Exploring the Bookshelf of Animation Legend Jules Engel
What kind of books might an animation artist have kept on their bookshelf sixty years ago? They certainly wouldn’t have owned many animation books. In the 1950s, there was no Illusion of Life or Animator’s Survival Kit, and the entire number of books published about animation could be counted on one hand. Inspiration for the classic animation artist lay beyond the world of cartoons and animated film.
I was reminded of this when I found a photo of Jules Engel, a background painter who started at Disney prior to joining the Modernist studio United Productions of America (UPA). The shot below was taken at UPA circa 1954-’55. Engel later made his own independent shorts and created the CalArts Experimental Animation program, which he ran until his death in 2003.
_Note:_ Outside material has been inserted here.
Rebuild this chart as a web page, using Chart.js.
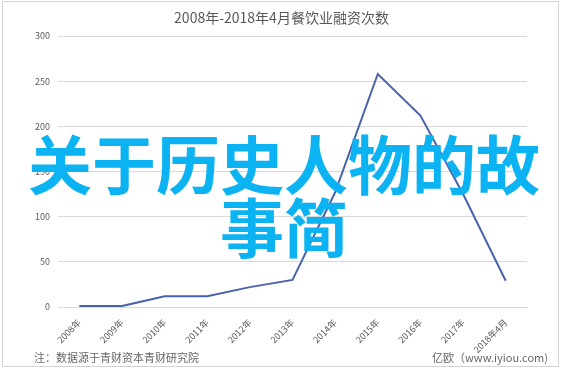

After examining the image (and a similar photo taken from a slightly different angle), I was able to identify many of the books on Engel’s shelf. (Click HERE for a larger view of the image.) Engel’s books span the spectrum of visual arts from photography to painting to dance and theater. His collection confirms much of what we already know about the artists who worked at UPA, and their commitment to exploring the possibilities of the animation medium. Far from working in a vacuum, they were fully aware of the latest trends and ideas in the contemporary art world.
Below is an inventory of the books that are identifiable in the photo of Engel’s bookshelf. I’ve tried to include the covers of the specific editions that Engel owned:
British Circus Life by Lady Eleanor Smith and John Hinde
New Theatres for Old by Mordecai Gorelik
The Film Sense by Sergei Eisenstein
The Poems and Fairy Tales of Oscar Wilde
The Golden Basket by Ludwig Bemelmans
What Makes an Orchestra by Jan Balet
Songs to Grow On: A Collection of American Folk Songs for Children by Beatrice Landeck, illustrated by David Stone Martin
The Dance: The Story of the Dance in Pictures and Text by John Martin
Paul Klee by Will Grohmann
A Manual of Historic Ornament Treating Upon the Evolution, Tradition and Development of Architecture and The Applied Arts by Richard Glazier. (Note: The book is now in the public domain and is available for free on Google Books.)
Pet of the Met by Lydia and Don Freeman
Ballet Alphabet: A Primer for Laymen by Lincoln Kirstein, illustrated by Paul Cadmus
A monograph (Ambassador Editions) of British painter Graham Sutherland, including this painting:
The Playwright As Thinker–A Study of the Modern Theatre by Eric Bentley
A MoMA catalog for an exhibit on 20th century Italian art, as well as the catalog for MoMA’s seminal 1937 show “Fantastic Art, Dada, Surrealism.”